Translating Strategic Intent into Daily Actions
Once the strategic direction is clear, the challenge becomes ensuring that daily decisions reinforce it. Leon points to the need for precision around intent. Is the company pursuing higher retention, profitability, or market share? “Pricing must align with that intent,” she says. Cross‑functional governance plays a central role. Leon, who has built pricing frameworks for banks, airlines, and early-stage companies, stresses the value of having a committee that brings sales, finance, product, treasury, and marketing together. Such a forum allows teams to codify decision rights and align on shared metrics.
“You don’t create alignment by enforcing rules,” she says. “You create it by designing shared logic, shared incentives, shared wins.” She believes leaders must understand what motivates each team, how they are measured, and what language they speak. Only when people feel the strategy aligns with their goals will they fully commit to it. The same initiative can generate different wins for different teams.
Bringing Humanity into Data‑Driven Strategy
Effective pricing requires combining data with human insight, because numbers alone cannot explain customer reactions or build trust. Testing both price points and the story behind them ensures strategies resonate emotionally and perform well in practice. “Data tells you what, but people tell you why,” she says.

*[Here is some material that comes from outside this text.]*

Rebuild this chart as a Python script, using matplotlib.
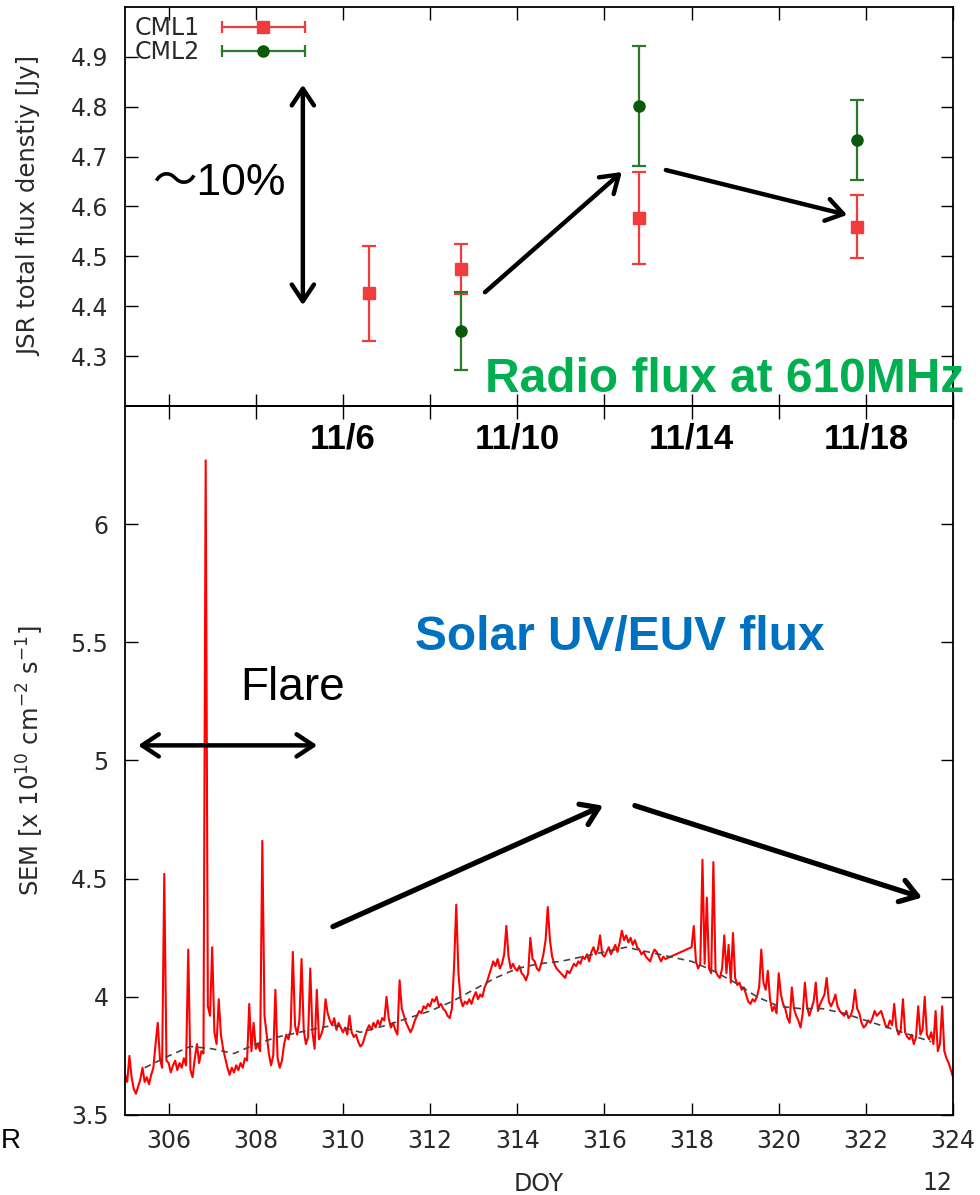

A good strategy integrates analytical rigor with an understanding of human reactions.
In regions like Latin America, where commercial dynamics are often relational and negotiations are common, misreading human signals leads to misaligned pricing. Leon emphasizes testing as a bridge between insights and intuition. Organizations must test not only price points but also price stories. “How we explain and position a price often matters more than the number itself,” she says. These tests should capture both numerical outcomes and emotional responses, allowing leaders to refine strategies that will scale across customer segments. A price optimized solely in spreadsheets will fail if customers do not believe in the value it represents.

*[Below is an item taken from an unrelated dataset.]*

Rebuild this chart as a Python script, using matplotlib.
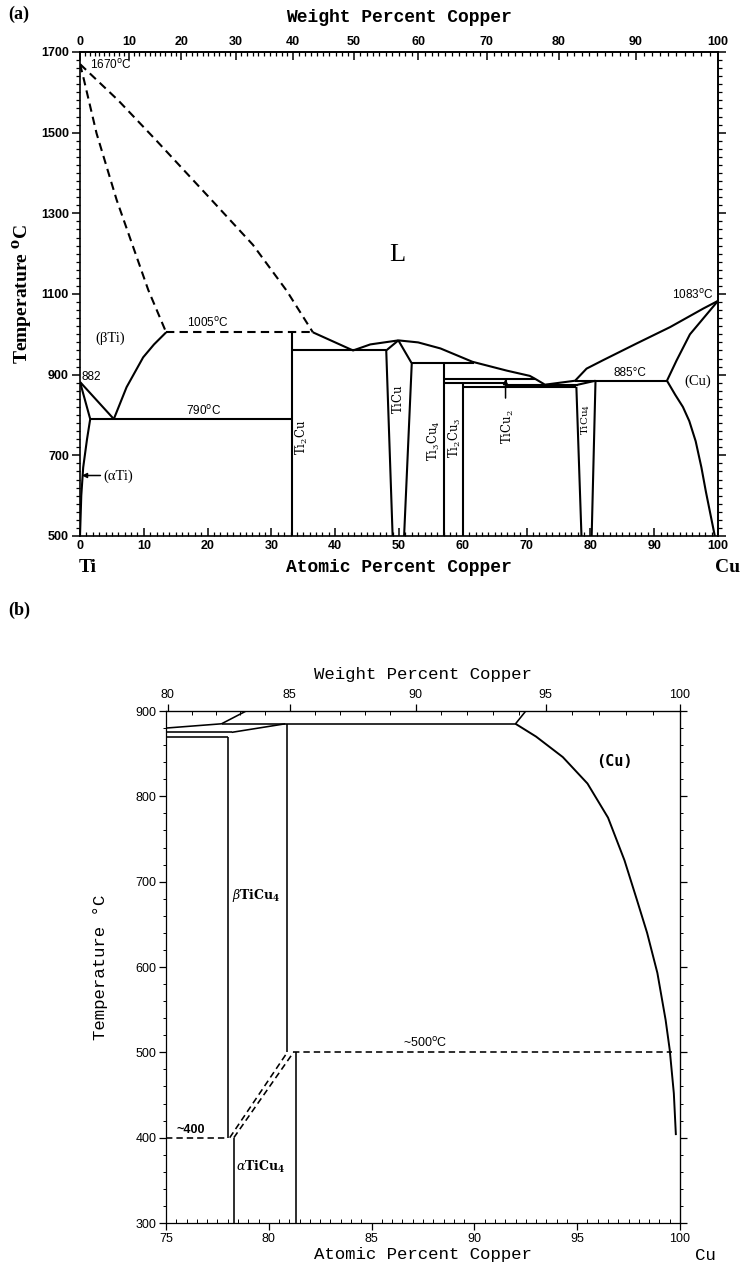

The Role of AI in Strengthening Strategic Alignment
Artificial intelligence is reshaping the way companies design and execute strategy, and for Leon, its value lies in creating stronger coherence. AI improves real‑time decision‑making, personalized pricing, and behavioral segmentation while embedding strategic principles into everyday actions, closing the gap between intention and execution. In one project, her team built alert systems that served as an early‑warning compass, signaling when daily operations drifted from strategic goals. Instead of waiting for monthly reports, leaders could see deviations in real time, understand what good performance should look like, and correct course before minor issues became structural problems. It turned strategy from something discussed in meetings into something lived every day. Even as technology improves forecasting, experimentation, and resource allocation, human judgment remains essential for designing strategies that honor trust and brand equity. “AI gives you speed, but values, governance, and clarity give you direction,” she says.
The Hidden Skill That Makes Alignment Possible
Looking back on transformational projects she has led, Leon sees one capability as the true differentiator in long‑term alignment: cross‑functional empathy. She calls it developing teams that can be “like chameleons,” able to adapt their language, understand incentives, and view decisions from multiple stakeholder perspectives. This skill set turns fragmented groups into unified teams. It accelerates change management and strengthens commitment to shared outcomes. “The big difference between a project that was successful and one that was not comes down to whether you had this type of team player,” she says. In her view, cultivating these adaptable, empathetic leaders is one of the most valuable long‑term investments an organization can make.